The growth of thick III-N bulk crystals (boules) on a III-N substrate by vapor phase epitaxy and the subsequent separation of the bulk crystals to obtain single III-N substrates by a sawing process offer an alternative to the aforementioned processes. Such a process was described by Vaudo et al. (U.S. Pat. No. 6,596,079). HVPE was chosen as the preferred growth method; as preferred boule crystal lengths, values of >1 mm, 4 mm or 10 mm are indicated. Vaudo et al, further describe inter alia how III-N substrates are obtained from the bulk crystal by wire sawing or further treatment steps, such as chemical/mechanical polishing, reactive ion etching or photo-electrochemical etching. Furthermore, III-N bulk crystals and substrates produced by the aforementioned technique are also mentioned in an international patent application of Vaudo et al. (WO 01/68955 A1).

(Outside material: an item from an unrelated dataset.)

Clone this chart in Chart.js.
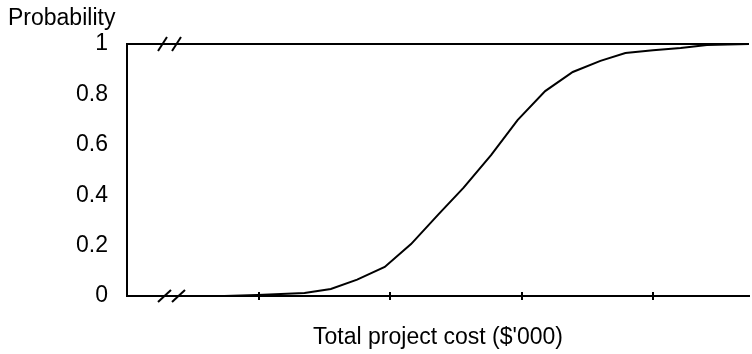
<!DOCTYPE html>
<html>
<head>
<meta charset="utf-8">
<script src="https://cdn.jsdelivr.net/npm/chart.js@4/dist/chart.umd.min.js"></script>
<style>
  html, body { margin: 0; padding: 0; background: #fff; }
  #wrap { width: 752px; height: 354px; position: relative; }
</style>
</head>
<body>
<div id="wrap"><canvas id="c"></canvas></div>
<script>
// cost values (tick spacing = 1 unit, ticks unlabeled in the source)
const costs = [0.74, 0.99, 1.35, 1.55, 1.75, 1.96, 2.16, 2.37, 2.56, 2.77, 2.97, 3.18, 3.39, 3.60, 3.79, 4.00, 4.21, 4.41, 4.73];
const probs = [0.0, 0.004, 0.012, 0.028, 0.065, 0.115, 0.206, 0.325, 0.43, 0.56, 0.698, 0.813, 0.889, 0.933, 0.964, 0.975, 0.984, 0.996, 1.0];
const yTicks = [0, 0.2, 0.4, 0.6, 0.8, 1];

const FONT = 'Liberation Sans, Arial, sans-serif';
const FSIZE = 23;

const axisExtras = {
  id: 'axisExtras',
  afterDraw(chart) {
    const {ctx, chartArea: {top, bottom, left}, scales: {x}} = chart;
    ctx.save();
    ctx.strokeStyle = '#000';
    ctx.lineWidth = 2;
    // tick marks crossing the x axis
    x.ticks.forEach(t => {
      if (t.value <= x.min || !Number.isInteger(t.value)) return;
      const px = Math.round(x.getPixelForValue(t.value));
      ctx.beginPath();
      ctx.moveTo(px, bottom - 4);
      ctx.lineTo(px, bottom + 4);
      ctx.stroke();
    });
    // axis break marks
    [[top, 9, 7], [bottom, 13, 6]].forEach(([yy, w, h]) => {
      [left + 31, left + 45].forEach(x0 => {
        ctx.beginPath();
        ctx.moveTo(x0, yy + h);
        ctx.lineTo(x0 + w, yy - h);
        ctx.stroke();
      });
    });
    // y title
    ctx.fillStyle = '#000';
    ctx.font = FSIZE + 'px ' + FONT;
    ctx.textAlign = 'left';
    ctx.textBaseline = 'middle';
    ctx.fillText('Probability', 8, 19);
    ctx.restore();
  }
};

new Chart(document.getElementById('c'), {
  type: 'line',
  data: {
    datasets: [{
      data: costs.map((c, i) => ({x: c, y: probs[i]})),
      borderColor: '#000',
      borderWidth: 2,
      pointRadius: 0,
      tension: 0,
      fill: false
    }]
  },
  options: {
    responsive: true,
    maintainAspectRatio: false,
    animation: false,
    layout: {padding: {top: 44, right: 0, left: 0, bottom: 0}},
    plugins: {legend: {display: false}, tooltip: {enabled: false}},
    scales: {
      x: {
        type: 'linear',
        min: 0,
        max: 4.73,
        afterFit(scale) { scale.height = 58; },
        ticks: {stepSize: 1, callback: () => '', display: true},
        grid: {display: false},
        border: {display: true, color: '#000', width: 2},
        title: {
          display: true,
          text: "Total project cost ($'000)",
          color: '#000',
          font: {family: FONT, size: FSIZE},
          padding: 3
        }
      },
      y: {
        min: 0,
        max: 1,
        afterFit(scale) { scale.width = 127; },
        afterBuildTicks(scale) { scale.ticks = yTicks.map(v => ({value: v})); },
        ticks: {
          color: '#000',
          font: {family: FONT, size: FSIZE},
          padding: 19,
          callback: v => String(v)
        },
        grid: {
          drawTicks: false,
          color: ctx => (ctx.tick && ctx.tick.value === 1 ? '#000' : 'rgba(0,0,0,0)'),
          lineWidth: 2
        },
        border: {display: true, color: '#000', width: 2}
      }
    }
  },
  plugins: [axisExtras]
});
</script>
</body>
</html>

Melnik et al. describe a process for the growth of GaN- (U.S. Pat. No. 6,616,757) or AlGaN-bulk crystals (US 2005 0212001 A1) having crystal lengths greater than 1 cm. The process basically consists of the steps: growth or a single crystalline (Al)GaN layer on a substrate, removing the substrate and washing the (Al)GaN bulk crystal on the single crystal (Al)GaN layer. As a preferred method a HVPE process with a specific reactor configuration is mentioned. Further, Melnik et al. describe in a US application (US 2005-0164044 A1) and in U.S. Pat. No. 6,936,357 GaN- and AlGaN-bulk crystals having various characteristics, such as dimensions, dislocation densities or full widths at half maximum of X-ray rocking curves.